What really happened

Roberto Calvi died 25 years ago next month, and it was only last year
that the case was officially reclassified as a homicide investigation.
The initial suicide verdict, according to Mr. Calvi and Mr. Katz, was
the result of botched police work — for example, investigators failed
to preserve the knot on the rope used on Mr. Calvi, and no fingerprints
were taken from the scaffolding from which he was hung. Also, no one
looked into whether a boat had been stolen or rented to take the doomed
man to the north arch of Blackfriars Bridge.

In 1991, Carlo Calvi hired Mr. Katz to help determine what had happened
to his father. The private investigators went over the forensic
evidence. The original scaffolding was found and reassembled. A man Mr.
Calvi's size and wearing a pair of his shoes shimmied across the
scaffolding to where the body was found. After they had dried out
(remember, Mr. Calvi's feet were in the water), the shoes were examined
and found to have specks of rust and paint — unlike the shoes the
banker actually wore, which bore no evidence of such contact.

The conclusion: He didn't climb out on the scaffolding — someone put
him there.

Of the five suspects, Pippo Calo, the former Cosa Nostra treasurer,
will die in prison even if the verdict goes his way. Flavio Carboni,
the Sardinian who accompanied Mr. Calvi to London with Silvano Vittor,
the smuggler, must take some satisfaction in knowing his lawyer, the
animated Renato Borzone, has been particularly aggressive. Ernesto
Diotallevi, the Roman with alleged ties to the city's criminal gangs
and business links to Mr. Carboni, has yet to be seen in court. Ditto
Manuela Kleinszig, who was Mr. Carboni's mistress in the early 1980s.
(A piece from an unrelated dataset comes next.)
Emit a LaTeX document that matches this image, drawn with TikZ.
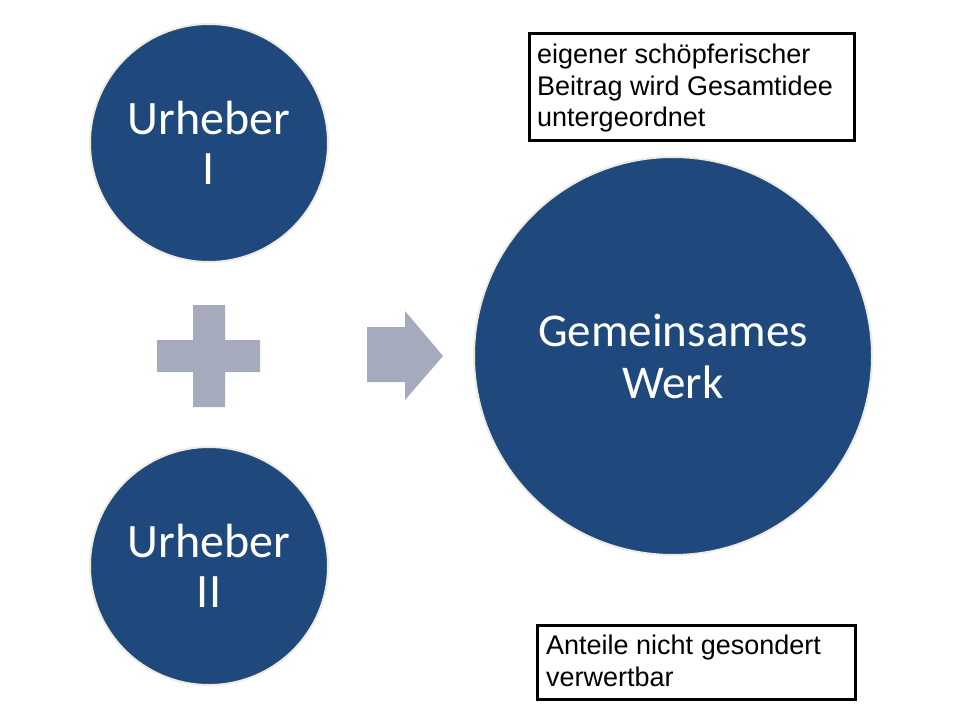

Dozens of other potential witness are dead — from old age, murders and
suicides.

Liceo Gelli, the former P2 boss, was sentenced to 12 years for fraud in
connection with the Ambrosiano collapse. Until recently, he was under
house arrest in the Tuscan villa where he still lives.

Archbishop Marcinkus, the former head of the Vatican Bank, went into
comfortable retirement in Arizona and died last year at 84. Attempts to
implicate him in the collapse of Ambrosiano were thrown out by the
courts on jurisdiction grounds.

Michele Sindona, the Sicilian P2 member who taught Mr. Calvi how to set
up offshore banks, committed suicide in prison in 1986.

Mr. Willan says it's hard to tell whether the murder trial will result
in convictions. Over all, he has found the trial "somewhat
disappointing" because key questions have been answered only partly, or
not at all. "Like, who actually put the noose around Calvi's neck and
what exactly were the sensitive financing activities he was up to."

Whatever happens, Carlo Calvi vows to keep investigating his father's
death. He wants to open his research, which fills two full rooms in his
Montreal house, to the public and perhaps write a book. The research is
bound to be a dream come true for fans of conspiracy theories and
stories of the dark side of the Cold War.